Azienda escavatrice di marmo, zona Palmaria-Portovenere (cava Vissei Palmaria).
Il marmo, detto per tradizione « di Porto Venere » o « portòro » a fondo nero con venature gialle-oro, di notevole valore decorativo, costituisce, in effetti, un gran filone che partendo dai colli della Foce sale fino alla Castellana e al Muzzerone, scende a costituire l’ossatura della penisoletta sulla quale è costruito in gran parte l’antico borgo genovese, attraversa la rupestre costiera occidentale della Palmaria e finisce praticamente sotto gli strati dolomitici fortemente inclinati dell’isola del Tino.

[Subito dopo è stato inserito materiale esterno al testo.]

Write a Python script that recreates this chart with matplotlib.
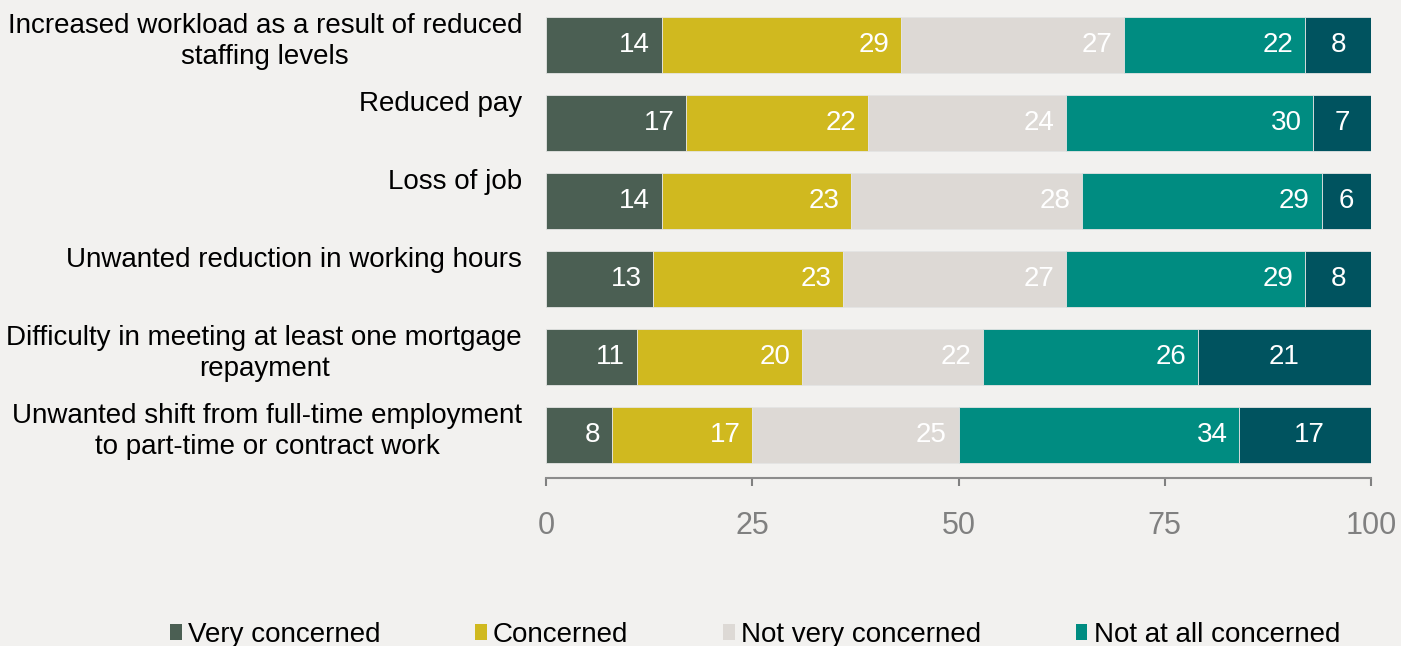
import matplotlib.pyplot as plt
from matplotlib.patches import Patch

plt.rcParams['font.family'] = ['Liberation Sans', 'DejaVu Sans']

categories = [
    'Increased workload as a result of reduced\nstaffing levels',
    'Reduced pay',
    'Loss of job',
    'Unwanted reduction in working hours',
    'Difficulty in meeting at least one mortgage\nrepayment',
    'Unwanted shift from full-time employment\nto part-time or contract work',
]
series_names = ['Very concerned', 'Concerned', 'Not very concerned',
                'Not at all concerned']
very_concerned = [14, 17, 14, 13, 11, 8]
concerned = [29, 22, 23, 23, 20, 17]
not_very = [27, 24, 28, 27, 22, 25]
not_at_all = [22, 30, 29, 29, 26, 34]
other = [8, 7, 6, 8, 21, 17]
x_ticks = [0, 25, 50, 75, 100]

series = [very_concerned, concerned, not_very, not_at_all, other]
colors = ['#4b5f53', '#d0b91f', '#ddd9d5', '#008c81', '#00535f']
bg = '#f2f1ef'

fig = plt.figure(figsize=(14.01, 6.46), dpi=100, facecolor=bg)
ax = fig.add_axes([546 / 1401, 168 / 646, 825 / 1401, 478 / 646])
ax.set_facecolor(bg)

ypos = list(range(len(categories)))
left = [0] * len(categories)
for k, (vals, col) in enumerate(zip(series, colors)):
    ax.barh(ypos, vals, left=left, height=0.72, color=col,
            edgecolor='#e4e4e4', linewidth=0.6)
    for i, v in enumerate(vals):
        end = left[i] + v
        if k < len(series) - 1:
            ax.text(end - 1.4, i, str(v), ha='right', va='center',
                    color='white', fontsize=20)
        else:
            ax.text(left[i] + v / 2, i, str(v), ha='center', va='center',
                    color='white', fontsize=20)
    left = [l + v for l, v in zip(left, vals)]

# category labels sit near the top of each bar
for i, name in enumerate(categories):
    ax.text(-24 / 825, i - 0.41, name, transform=ax.get_yaxis_transform(),
            ha='right', va='top', multialignment='center', fontsize=20,
            color='black', linespacing=1.25)

ax.set_xlim(0, 100)
ax.set_ylim(5.55, -0.58)
ax.set_yticks([])
ax.set_xticks(x_ticks)
ax.tick_params(axis='x', colors='#808080', labelsize=22, length=6,
               width=1.5, pad=18)
for s in ['top', 'right', 'left']:
    ax.spines[s].set_visible(False)
ax.spines['bottom'].set_color('#8c8c8c')
ax.spines['bottom'].set_linewidth(1.5)

handles = [Patch(facecolor=c, edgecolor='none') for c in colors[:4]]
fig.legend(handles, series_names, ncol=4, loc='upper left',
           bbox_to_anchor=(170 / 1401, 1 - 622 / 646), frameon=False,
           fontsize=20, handlelength=0.43, handleheight=0.54,
           handletextpad=0.22, columnspacing=3.4, borderpad=0,
           borderaxespad=0)

fig.savefig('out.png', dpi=100, facecolor=bg)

Detto marmo fu conosciuto, a quanto pare, dai romani dopo la fondazione di Luni nel 177 a.C. e ne parla il geografo Strabone in uno dei suoi libri. La sua escavazione nella zona prospiciente a Porto Venere fu piuttosto attiva durante la Repubblica Genovese e lo dimostra l’uso che ne è stato fatto nelle storiche chiese di Genova e delle riviere. Superbe, ad esempio, le quattro massicce colonne che nella chiesa ambrosiana cinquecentesca del Gesù (attigua a piazza de Ferrari) fanno degna cornice, sull’altare maggiore, al grande quadro della Circoncisione del Rubens.

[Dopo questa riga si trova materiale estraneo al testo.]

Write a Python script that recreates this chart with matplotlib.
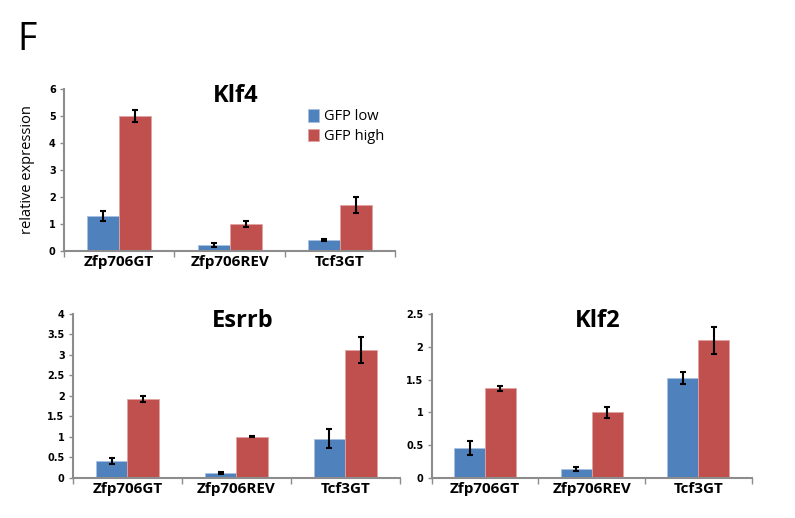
import matplotlib
matplotlib.use("Agg")
import matplotlib.pyplot as plt
import numpy as np

plt.rcParams['font.family'] = ['Open Sans', 'DejaVu Sans']

categories = ["Zfp706GT", "Zfp706REV", "Tcf3GT"]
series_names = ["GFP low", "GFP high"]

klf4_low = [1.3, 0.22, 0.4]
klf4_low_err = [0.2, 0.07, 0.04]
klf4_high = [5.0, 1.0, 1.7]
klf4_high_err = [0.22, 0.1, 0.3]

esrrb_low = [0.4, 0.12, 0.95]
esrrb_low_err = [0.07, 0.02, 0.23]
esrrb_high = [1.92, 1.0, 3.12]
esrrb_high_err = [0.08, 0.01, 0.32]

klf2_low = [0.45, 0.14, 1.52]
klf2_low_err = [0.11, 0.03, 0.09]
klf2_high = [1.37, 1.0, 2.1]
klf2_high_err = [0.04, 0.08, 0.2]

klf4_ticks = [0, 1, 2, 3, 4, 5, 6]
esrrb_ticks = [0, 0.5, 1, 1.5, 2, 2.5, 3, 3.5, 4]
klf2_ticks = [0, 0.5, 1, 1.5, 2, 2.5]

BLUE = "#4F81BD"
RED = "#C0504D"
SPINE = "#8c8c8c"

fig = plt.figure(figsize=(7.95, 5.18), dpi=100)


def panel(rect, title, low, low_err, high, high_err, yticks, ylabel=None, legend=False):
    ax = fig.add_axes(rect)
    x = np.arange(len(categories))
    w = 0.29
    ekw = dict(ecolor="black", elinewidth=1.5, capsize=2.2, capthick=1.5)
    ax.bar(x - w / 2, low, w, color=BLUE, edgecolor="#a9c1e0", linewidth=0.6,
           yerr=low_err, error_kw=ekw, label=series_names[0])
    ax.bar(x + w / 2, high, w, color=RED, edgecolor="#e0a3a1", linewidth=0.6,
           yerr=high_err, error_kw=ekw, label=series_names[1])
    ax.set_xlim(-0.5, len(categories) - 0.5)
    ax.set_ylim(0, yticks[-1])
    ax.set_yticks(yticks)
    ax.set_yticklabels([f"{t:g}" for t in yticks], fontsize=7, fontweight="bold",
                       family=["DejaVu Sans"])
    ax.set_xticks(x)
    ax.set_xticklabels(categories, fontsize=11, fontweight="bold")
    ax.set_xticks(np.arange(len(categories) + 1) - 0.5, minor=True)
    ax.tick_params(axis="x", which="major", length=0, pad=3)
    ax.tick_params(axis="x", which="minor", length=4, color=SPINE, width=1)
    ax.tick_params(axis="y", length=3, color=SPINE, width=1, pad=3)
    for s in ("top", "right"):
        ax.spines[s].set_visible(False)
    for s in ("left", "bottom"):
        ax.spines[s].set_color(SPINE)
        ax.spines[s].set_linewidth(1.5)
    ax.text(0.52, 1.03, title, transform=ax.transAxes, ha="center", va="top",
            fontsize=17, fontweight="bold")
    if ylabel:
        ax.set_ylabel(ylabel, fontsize=10.5, labelpad=10)
    if legend:
        ax.legend(loc="upper left", bbox_to_anchor=(0.72, 0.91), frameon=False,
                  fontsize=10.5, handlelength=0.75, handleheight=0.9,
                  handletextpad=0.35, labelspacing=0.3, borderaxespad=0)
    return ax


panel([0.0805, 0.5154, 0.4165, 0.3128], "Klf4", klf4_low, klf4_low_err,
      klf4_high, klf4_high_err, klf4_ticks, ylabel="relative expression", legend=True)
panel([0.0918, 0.0778, 0.411, 0.316], "Esrrb", esrrb_low, esrrb_low_err,
      esrrb_high, esrrb_high_err, esrrb_ticks)
panel([0.543, 0.0778, 0.4025, 0.3154], "Klf2", klf2_low, klf2_low_err,
      klf2_high, klf2_high_err, klf2_ticks)

fig.text(0.022, 0.96, "F", fontsize=27, ha="left", va="top")

fig.savefig("out.png", dpi=100)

Ma, se ben ricordo, prima del 1900 tale industria trovavasi in piena decadenza. A Porto Venere molti blocchi di provenienza dal vicino Muzzerone, giacevano abbandonati sulla spiaggia e servivano da comodo sedile a vecchi, donne e bambini nei loro ozi riposanti al tepido sole invernale, o nella frescura dell’estivo maestralino pomeridiano...
Furono due giovani, il geometra Raffaele Ragghianti di Porto Venere e l’ingegnere Giulio Faggioni della Spezia, legati dall’amicizia indissolubile che si contrae nei banchi della scuola, a determinare, per l’appunto sul principio del secolo la rinascita dell’industria escavatrice del marmo nel lato occidentale del Golfo. E ciò in seguito alla felice idea di rendere espletabili gli affioramenti del prezioso filone, dapprima nella punta sud-occidentale dell’isola Palmaria, eppoi al Tino, applicando i nuovi sistemi delle seghe meccaniche a nastro utilizzate nelle cave di Carrara. L’iniziativa, che richiese anni di paziente e faticosa ricerca, fu coronata da pieno successo sia alla Palmaria che al Tino e servì a richiamare l’attenzione sulle nuove possibilità del « marmo di Porto Venere » di gruppi industriali carraresi e della Spezia.
Oggi l’antica industria del portoro ha ripreso un posto notevole nella economia del Golfo, pur avendo risentito delle soste e delle devastazioni di due grandi guerre. Ho ritenuto di far cosa buona ricordando la parte che vi hanno avuto due benemeriti lavoratori della regione: il Faggioni che ne fu la mente direttiva ed organizzatrice, il Ragghianti che amerei chiamare il braccio esecutore dell’impresa. « Mente et malleo », con la mente e col martello, sarei portato a dire, come nel motto che fu guida a Giovanni Capellini, del quale furono ambedue amici ed estimatori.
Ragghianti ha chiuso gli occhi alla visione aspra e pittorica delle sue rocce durante l’ultima guerra. Giulio Faggioni, che nei suoi cinquanta e più anni di attività, dopo la laurea conseguita a Torino aveva esteso il suo campo di lavoro anche alla lavorazione dei marmi di ogni tipo in un suo proprio laboratorio, si è spento alla bella età di 94 anni a Marina di Carrara, all’alba del 1966. Nutrito nelle scuole della Spezia di una profonda cultura classica, coltivò, accanto alla professione dell’ingegnere, l’amore per gli studi umanistici e letterari. Recitava a memoria, fino a tardissima età, Dante e Carducci. Ma si considerava, soprattutto, una cosa sola con i suoi dipendenti lavoratori. Difatti, è morto al suo posto di comando, nell’officina ch’era ad un tempo la sua abitazione.
Figure della vecchia Spezia e del suo piccolo mondo che scompaiono. Nell’ambiente in cui vissero ebbero il merito di portare più di una pietra all’edificio dell’economia del Golfo, che stenta a raggiungere, nella bufera degli interessi in contrasto, il suo definitivo assestamento.